PROBLEM STATEMENT: Give the data again, word for word.

--- start RECORDED DATA ---

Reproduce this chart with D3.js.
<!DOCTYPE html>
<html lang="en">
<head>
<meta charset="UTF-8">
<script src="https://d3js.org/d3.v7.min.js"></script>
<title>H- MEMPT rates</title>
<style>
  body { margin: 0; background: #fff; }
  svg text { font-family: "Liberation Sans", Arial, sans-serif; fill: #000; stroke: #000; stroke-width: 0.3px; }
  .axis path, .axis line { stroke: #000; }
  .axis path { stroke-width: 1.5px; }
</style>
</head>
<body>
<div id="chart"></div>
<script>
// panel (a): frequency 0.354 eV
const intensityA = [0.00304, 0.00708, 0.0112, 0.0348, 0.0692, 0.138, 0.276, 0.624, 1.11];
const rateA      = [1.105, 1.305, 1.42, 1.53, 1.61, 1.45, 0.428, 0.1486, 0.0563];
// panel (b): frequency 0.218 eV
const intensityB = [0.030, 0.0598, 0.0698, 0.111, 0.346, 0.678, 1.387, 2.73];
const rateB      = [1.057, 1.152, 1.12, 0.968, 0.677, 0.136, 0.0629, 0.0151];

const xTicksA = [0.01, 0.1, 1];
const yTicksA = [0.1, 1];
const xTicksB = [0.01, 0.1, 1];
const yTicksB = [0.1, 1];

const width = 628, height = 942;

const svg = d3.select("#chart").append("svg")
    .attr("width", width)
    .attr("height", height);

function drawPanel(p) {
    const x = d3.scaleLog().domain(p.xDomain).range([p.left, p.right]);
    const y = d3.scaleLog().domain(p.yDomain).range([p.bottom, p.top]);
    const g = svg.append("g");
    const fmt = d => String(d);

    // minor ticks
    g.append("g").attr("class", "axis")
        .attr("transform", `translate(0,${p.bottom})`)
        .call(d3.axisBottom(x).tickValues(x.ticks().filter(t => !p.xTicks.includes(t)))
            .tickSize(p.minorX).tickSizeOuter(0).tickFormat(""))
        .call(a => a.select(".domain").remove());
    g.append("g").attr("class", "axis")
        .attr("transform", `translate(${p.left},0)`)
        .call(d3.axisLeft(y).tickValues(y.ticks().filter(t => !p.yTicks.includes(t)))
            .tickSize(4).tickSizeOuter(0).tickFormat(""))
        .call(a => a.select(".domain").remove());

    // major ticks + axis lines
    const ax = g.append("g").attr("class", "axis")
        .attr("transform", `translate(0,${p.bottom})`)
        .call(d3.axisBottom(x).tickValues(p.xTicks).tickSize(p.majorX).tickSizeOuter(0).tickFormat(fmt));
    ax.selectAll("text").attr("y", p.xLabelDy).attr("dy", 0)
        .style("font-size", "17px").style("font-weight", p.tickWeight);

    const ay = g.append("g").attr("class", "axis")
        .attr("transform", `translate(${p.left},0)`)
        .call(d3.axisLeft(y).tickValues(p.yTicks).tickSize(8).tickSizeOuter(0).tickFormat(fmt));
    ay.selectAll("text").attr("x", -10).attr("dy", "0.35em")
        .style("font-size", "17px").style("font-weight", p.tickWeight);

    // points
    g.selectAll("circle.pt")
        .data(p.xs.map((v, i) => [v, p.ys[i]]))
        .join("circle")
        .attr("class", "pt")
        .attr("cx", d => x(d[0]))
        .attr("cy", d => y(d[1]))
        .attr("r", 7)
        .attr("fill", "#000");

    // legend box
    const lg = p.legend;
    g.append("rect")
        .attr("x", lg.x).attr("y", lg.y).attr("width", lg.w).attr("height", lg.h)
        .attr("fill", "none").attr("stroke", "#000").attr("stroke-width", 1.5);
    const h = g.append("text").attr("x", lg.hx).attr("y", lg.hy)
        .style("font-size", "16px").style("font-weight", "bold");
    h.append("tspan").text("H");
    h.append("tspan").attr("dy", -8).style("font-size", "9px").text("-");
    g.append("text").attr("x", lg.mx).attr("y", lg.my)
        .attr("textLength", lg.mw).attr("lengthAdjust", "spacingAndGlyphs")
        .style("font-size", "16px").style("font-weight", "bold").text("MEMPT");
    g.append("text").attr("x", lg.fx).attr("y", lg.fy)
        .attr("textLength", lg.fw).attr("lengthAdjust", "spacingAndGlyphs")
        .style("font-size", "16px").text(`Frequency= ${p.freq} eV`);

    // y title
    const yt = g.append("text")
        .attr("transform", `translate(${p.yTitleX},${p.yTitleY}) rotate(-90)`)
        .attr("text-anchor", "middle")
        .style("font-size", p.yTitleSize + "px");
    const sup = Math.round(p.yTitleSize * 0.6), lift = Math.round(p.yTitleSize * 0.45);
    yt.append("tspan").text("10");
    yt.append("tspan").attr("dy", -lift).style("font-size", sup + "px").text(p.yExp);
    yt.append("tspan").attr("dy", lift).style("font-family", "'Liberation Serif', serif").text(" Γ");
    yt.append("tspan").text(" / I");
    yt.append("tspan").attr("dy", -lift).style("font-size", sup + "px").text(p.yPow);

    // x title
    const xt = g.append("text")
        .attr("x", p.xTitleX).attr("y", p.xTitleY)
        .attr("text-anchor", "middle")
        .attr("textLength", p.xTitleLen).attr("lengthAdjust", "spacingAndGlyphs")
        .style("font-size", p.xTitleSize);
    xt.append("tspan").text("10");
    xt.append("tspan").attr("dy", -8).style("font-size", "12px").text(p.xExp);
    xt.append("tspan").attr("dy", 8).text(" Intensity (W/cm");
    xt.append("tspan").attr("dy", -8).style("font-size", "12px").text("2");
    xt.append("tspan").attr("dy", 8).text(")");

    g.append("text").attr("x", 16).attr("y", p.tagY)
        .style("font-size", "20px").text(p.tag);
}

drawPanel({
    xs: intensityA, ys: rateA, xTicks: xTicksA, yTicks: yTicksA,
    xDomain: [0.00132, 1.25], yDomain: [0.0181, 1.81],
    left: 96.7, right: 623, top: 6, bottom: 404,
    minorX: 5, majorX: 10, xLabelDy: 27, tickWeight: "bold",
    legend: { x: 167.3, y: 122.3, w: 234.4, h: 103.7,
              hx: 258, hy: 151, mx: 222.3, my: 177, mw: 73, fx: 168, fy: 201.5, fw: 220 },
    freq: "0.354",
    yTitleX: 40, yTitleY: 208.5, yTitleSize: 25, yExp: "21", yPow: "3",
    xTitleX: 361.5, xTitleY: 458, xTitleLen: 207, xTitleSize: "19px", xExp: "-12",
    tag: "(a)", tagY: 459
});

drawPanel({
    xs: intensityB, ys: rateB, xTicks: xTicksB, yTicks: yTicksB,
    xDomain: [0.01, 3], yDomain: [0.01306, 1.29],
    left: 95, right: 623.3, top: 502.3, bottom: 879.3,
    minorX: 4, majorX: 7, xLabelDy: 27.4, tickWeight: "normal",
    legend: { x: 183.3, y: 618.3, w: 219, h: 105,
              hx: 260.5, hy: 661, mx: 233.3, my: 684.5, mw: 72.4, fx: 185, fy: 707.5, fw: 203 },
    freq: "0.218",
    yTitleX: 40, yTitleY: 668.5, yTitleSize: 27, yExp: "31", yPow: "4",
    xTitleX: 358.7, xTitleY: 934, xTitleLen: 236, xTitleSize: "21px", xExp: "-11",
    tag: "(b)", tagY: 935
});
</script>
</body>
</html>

--- end RECORDED DATA ---

RESPONSE TO THIS EXERCISE:
Reproduce this chart with D3.js.
<!DOCTYPE html>
<html lang="en">
<head>
<meta charset="UTF-8">
<script src="https://d3js.org/d3.v7.min.js"></script>
<title>H- MEMPT rates</title>
<style>
  body { margin: 0; background: #fff; }
  svg text { font-family: "Liberation Sans", Arial, sans-serif; fill: #000; stroke: #000; stroke-width: 0.3px; }
  .axis path, .axis line { stroke: #000; }
  .axis path { stroke-width: 1.5px; }
</style>
</head>
<body>
<div id="chart"></div>
<script>
// panel (a): frequency 0.354 eV
const intensityA = [0.00304, 0.00708, 0.0112, 0.0348, 0.0692, 0.138, 0.276, 0.624, 1.11];
const rateA      = [1.105, 1.305, 1.42, 1.53, 1.61, 1.45, 0.428, 0.1486, 0.0563];
// panel (b): frequency 0.218 eV
const intensityB = [0.030, 0.0598, 0.0698, 0.111, 0.346, 0.678, 1.387, 2.73];
const rateB      = [1.057, 1.152, 1.12, 0.968, 0.677, 0.136, 0.0629, 0.0151];

const xTicksA = [0.01, 0.1, 1];
const yTicksA = [0.1, 1];
const xTicksB = [0.01, 0.1, 1];
const yTicksB = [0.1, 1];

const width = 628, height = 942;

const svg = d3.select("#chart").append("svg")
    .attr("width", width)
    .attr("height", height);

function drawPanel(p) {
    const x = d3.scaleLog().domain(p.xDomain).range([p.left, p.right]);
    const y = d3.scaleLog().domain(p.yDomain).range([p.bottom, p.top]);
    const g = svg.append("g");
    const fmt = d => String(d);

    // minor ticks
    g.append("g").attr("class", "axis")
        .attr("transform", `translate(0,${p.bottom})`)
        .call(d3.axisBottom(x).tickValues(x.ticks().filter(t => !p.xTicks.includes(t)))
            .tickSize(p.minorX).tickSizeOuter(0).tickFormat(""))
        .call(a => a.select(".domain").remove());
    g.append("g").attr("class", "axis")
        .attr("transform", `translate(${p.left},0)`)
        .call(d3.axisLeft(y).tickValues(y.ticks().filter(t => !p.yTicks.includes(t)))
            .tickSize(4).tickSizeOuter(0).tickFormat(""))
        .call(a => a.select(".domain").remove());

    // major ticks + axis lines
    const ax = g.append("g").attr("class", "axis")
        .attr("transform", `translate(0,${p.bottom})`)
        .call(d3.axisBottom(x).tickValues(p.xTicks).tickSize(p.majorX).tickSizeOuter(0).tickFormat(fmt));
    ax.selectAll("text").attr("y", p.xLabelDy).attr("dy", 0)
        .style("font-size", "17px").style("font-weight", p.tickWeight);

    const ay = g.append("g").attr("class", "axis")
        .attr("transform", `translate(${p.left},0)`)
        .call(d3.axisLeft(y).tickValues(p.yTicks).tickSize(8).tickSizeOuter(0).tickFormat(fmt));
    ay.selectAll("text").attr("x", -10).attr("dy", "0.35em")
        .style("font-size", "17px").style("font-weight", p.tickWeight);

    // points
    g.selectAll("circle.pt")
        .data(p.xs.map((v, i) => [v, p.ys[i]]))
        .join("circle")
        .attr("class", "pt")
        .attr("cx", d => x(d[0]))
        .attr("cy", d => y(d[1]))
        .attr("r", 7)
        .attr("fill", "#000");

    // legend box
    const lg = p.legend;
    g.append("rect")
        .attr("x", lg.x).attr("y", lg.y).attr("width", lg.w).attr("height", lg.h)
        .attr("fill", "none").attr("stroke", "#000").attr("stroke-width", 1.5);
    const h = g.append("text").attr("x", lg.hx).attr("y", lg.hy)
        .style("font-size", "16px").style("font-weight", "bold");
    h.append("tspan").text("H");
    h.append("tspan").attr("dy", -8).style("font-size", "9px").text("-");
    g.append("text").attr("x", lg.mx).attr("y", lg.my)
        .attr("textLength", lg.mw).attr("lengthAdjust", "spacingAndGlyphs")
        .style("font-size", "16px").style("font-weight", "bold").text("MEMPT");
    g.append("text").attr("x", lg.fx).attr("y", lg.fy)
        .attr("textLength", lg.fw).attr("lengthAdjust", "spacingAndGlyphs")
        .style("font-size", "16px").text(`Frequency= ${p.freq} eV`);

    // y title
    const yt = g.append("text")
        .attr("transform", `translate(${p.yTitleX},${p.yTitleY}) rotate(-90)`)
        .attr("text-anchor", "middle")
        .style("font-size", p.yTitleSize + "px");
    const sup = Math.round(p.yTitleSize * 0.6), lift = Math.round(p.yTitleSize * 0.45);
    yt.append("tspan").text("10");
    yt.append("tspan").attr("dy", -lift).style("font-size", sup + "px").text(p.yExp);
    yt.append("tspan").attr("dy", lift).style("font-family", "'Liberation Serif', serif").text(" Γ");
    yt.append("tspan").text(" / I");
    yt.append("tspan").attr("dy", -lift).style("font-size", sup + "px").text(p.yPow);

    // x title
    const xt = g.append("text")
        .attr("x", p.xTitleX).attr("y", p.xTitleY)
        .attr("text-anchor", "middle")
        .attr("textLength", p.xTitleLen).attr("lengthAdjust", "spacingAndGlyphs")
        .style("font-size", p.xTitleSize);
    xt.append("tspan").text("10");
    xt.append("tspan").attr("dy", -8).style("font-size", "12px").text(p.xExp);
    xt.append("tspan").attr("dy", 8).text(" Intensity (W/cm");
    xt.append("tspan").attr("dy", -8).style("font-size", "12px").text("2");
    xt.append("tspan").attr("dy", 8).text(")");

    g.append("text").attr("x", 16).attr("y", p.tagY)
        .style("font-size", "20px").text(p.tag);
}

drawPanel({
    xs: intensityA, ys: rateA, xTicks: xTicksA, yTicks: yTicksA,
    xDomain: [0.00132, 1.25], yDomain: [0.0181, 1.81],
    left: 96.7, right: 623, top: 6, bottom: 404,
    minorX: 5, majorX: 10, xLabelDy: 27, tickWeight: "bold",
    legend: { x: 167.3, y: 122.3, w: 234.4, h: 103.7,
              hx: 258, hy: 151, mx: 222.3, my: 177, mw: 73, fx: 168, fy: 201.5, fw: 220 },
    freq: "0.354",
    yTitleX: 40, yTitleY: 208.5, yTitleSize: 25, yExp: "21", yPow: "3",
    xTitleX: 361.5, xTitleY: 458, xTitleLen: 207, xTitleSize: "19px", xExp: "-12",
    tag: "(a)", tagY: 459
});

drawPanel({
    xs: intensityB, ys: rateB, xTicks: xTicksB, yTicks: yTicksB,
    xDomain: [0.01, 3], yDomain: [0.01306, 1.29],
    left: 95, right: 623.3, top: 502.3, bottom: 879.3,
    minorX: 4, majorX: 7, xLabelDy: 27.4, tickWeight: "normal",
    legend: { x: 183.3, y: 618.3, w: 219, h: 105,
              hx: 260.5, hy: 661, mx: 233.3, my: 684.5, mw: 72.4, fx: 185, fy: 707.5, fw: 203 },
    freq: "0.218",
    yTitleX: 40, yTitleY: 668.5, yTitleSize: 27, yExp: "31", yPow: "4",
    xTitleX: 358.7, xTitleY: 934, xTitleLen: 236, xTitleSize: "21px", xExp: "-11",
    tag: "(b)", tagY: 935
});
</script>
</body>
</html>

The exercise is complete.